My son is disabled. When people talk about religion I often wonder where they think he is going to go when he dies. Allow me to go a bit deeper into things....My son has Cerebral Palsy. He does not walk, he does not talk, in English anyway. He will never be able to feed himself, dress himself, go to the bathroom, out to dinner, or sit and drink a beer outside on a starlit night and wonder if there is a god.
He lives in his own world and there is no god, or religion involved in it. Since the bible of Christians says those who do not accept Jesus will be dammed to burn for eternity I guess my son, who laughs easily, loves sponge-bob cartoons, and couldn't do another living thing harm on purpose, is doomed.
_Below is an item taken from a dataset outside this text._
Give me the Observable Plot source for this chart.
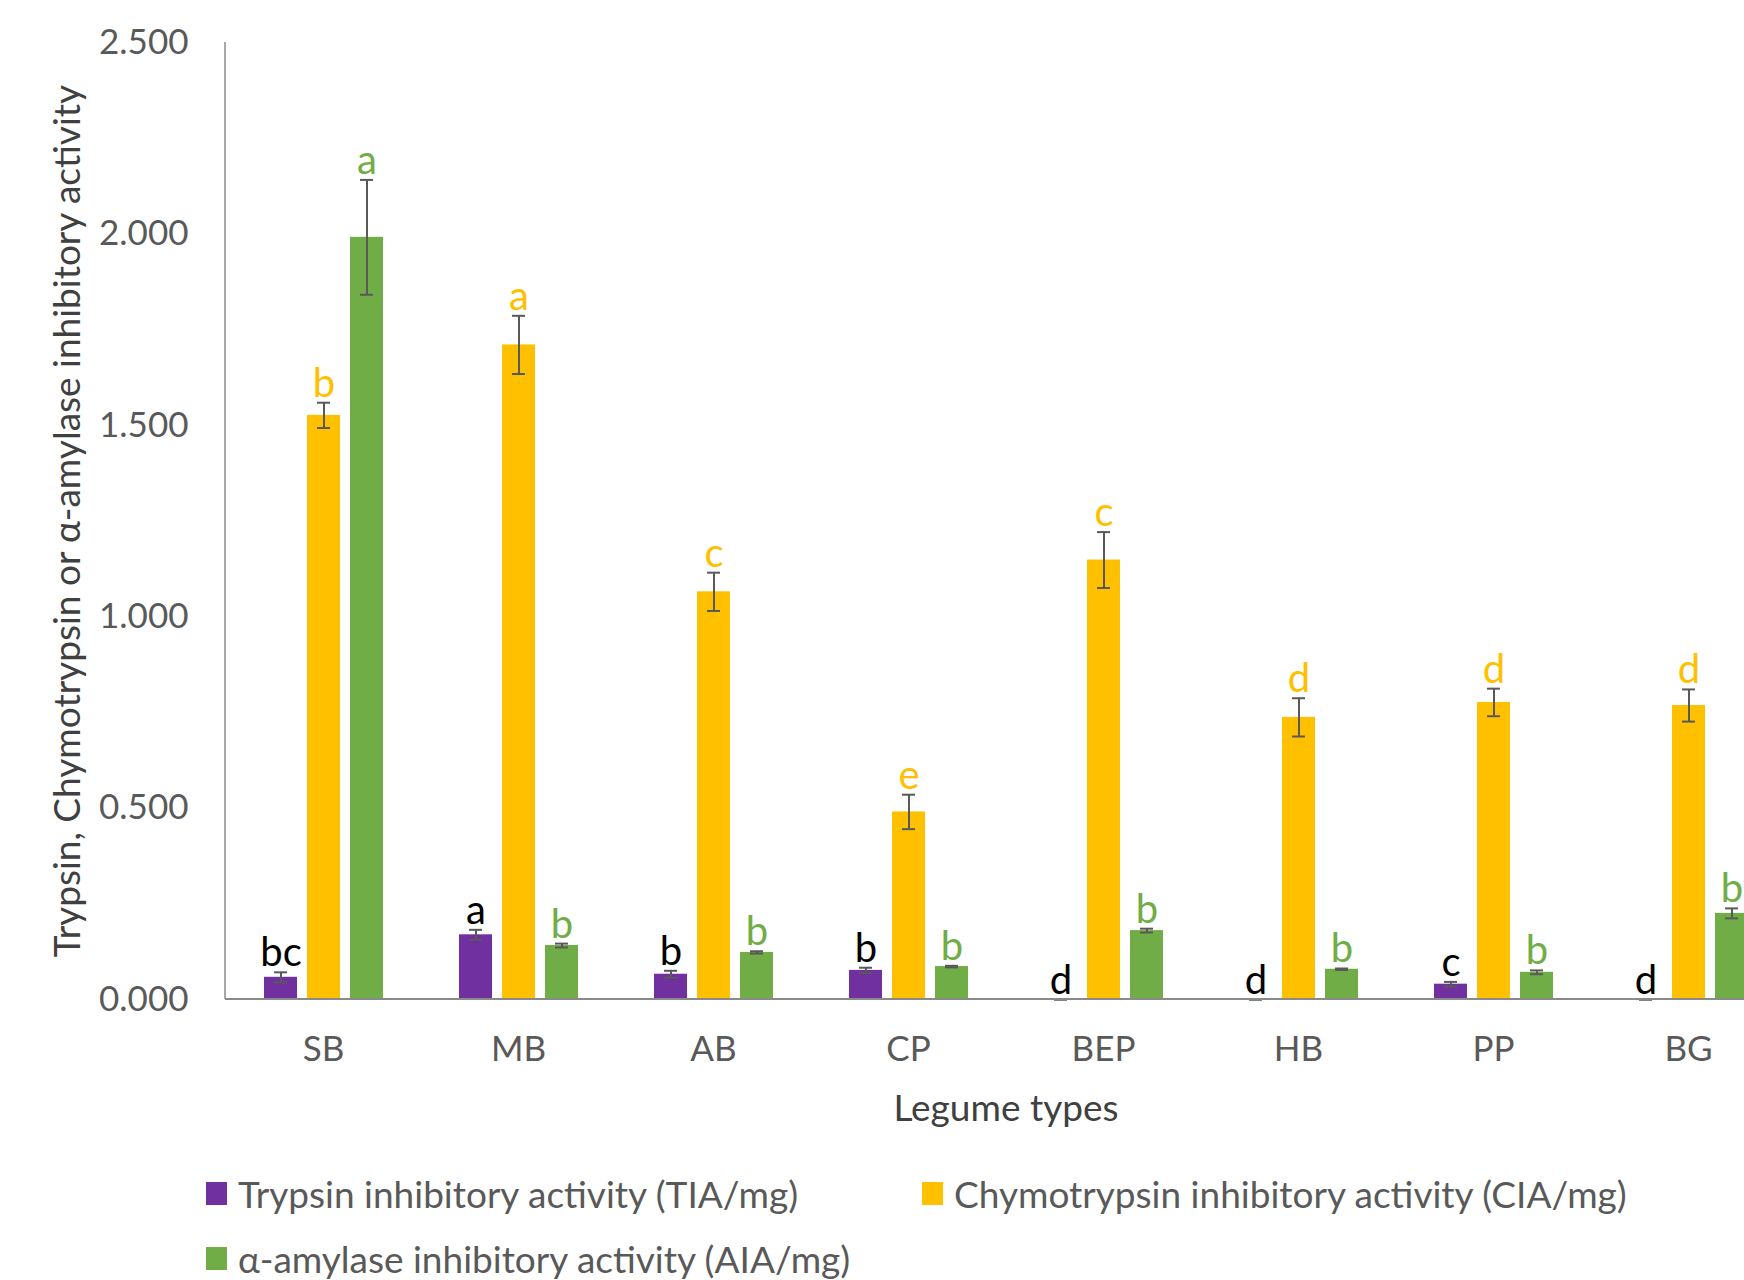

This brings me to another thought...If the bible is the word of god, why were so many important issues left out, or giving cryptic passages? Why would God leave us to wonder about things? Why now, when there are 7 billion people on the planet does he leave us to wonder about him, to kill in his name and flounder about trying to make sense of a two thousand year old book and apply it to our lives today?
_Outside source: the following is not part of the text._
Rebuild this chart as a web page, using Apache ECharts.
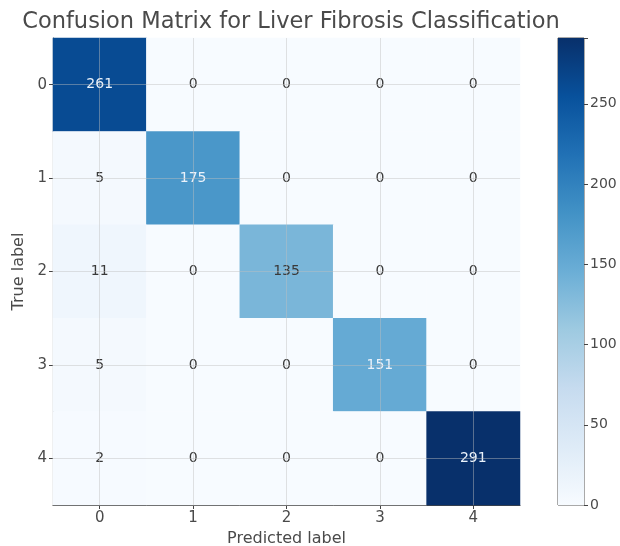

I have tried to search and find out if the Christians have answer for my son's plight. The consensus seems to be that he will be allowed into heaven and he will be given the opportunity to accept god when he is "old enough" well this causes me several questions.
Do we keep aging in heaven? Will my sons soul be able to comprehend the concept of god sometime after he dies? My sons disabilities have helped me to grow and question organized religion as well as my own perspective on the world and why we are here.
Some sad fools may try to use my change in thinking to excuse god's presence in my sons life, telling me it is all "in gods plan". My issue with this argument is god's plan sucks and it makes us live a life of wonder, sitting through our existence never knowing what the answers are and dying while we wait to find out.
I have learned through my reading, listening and learning that my son is good with who he is, his life, and without a god who wants to play childish games.... and so am I.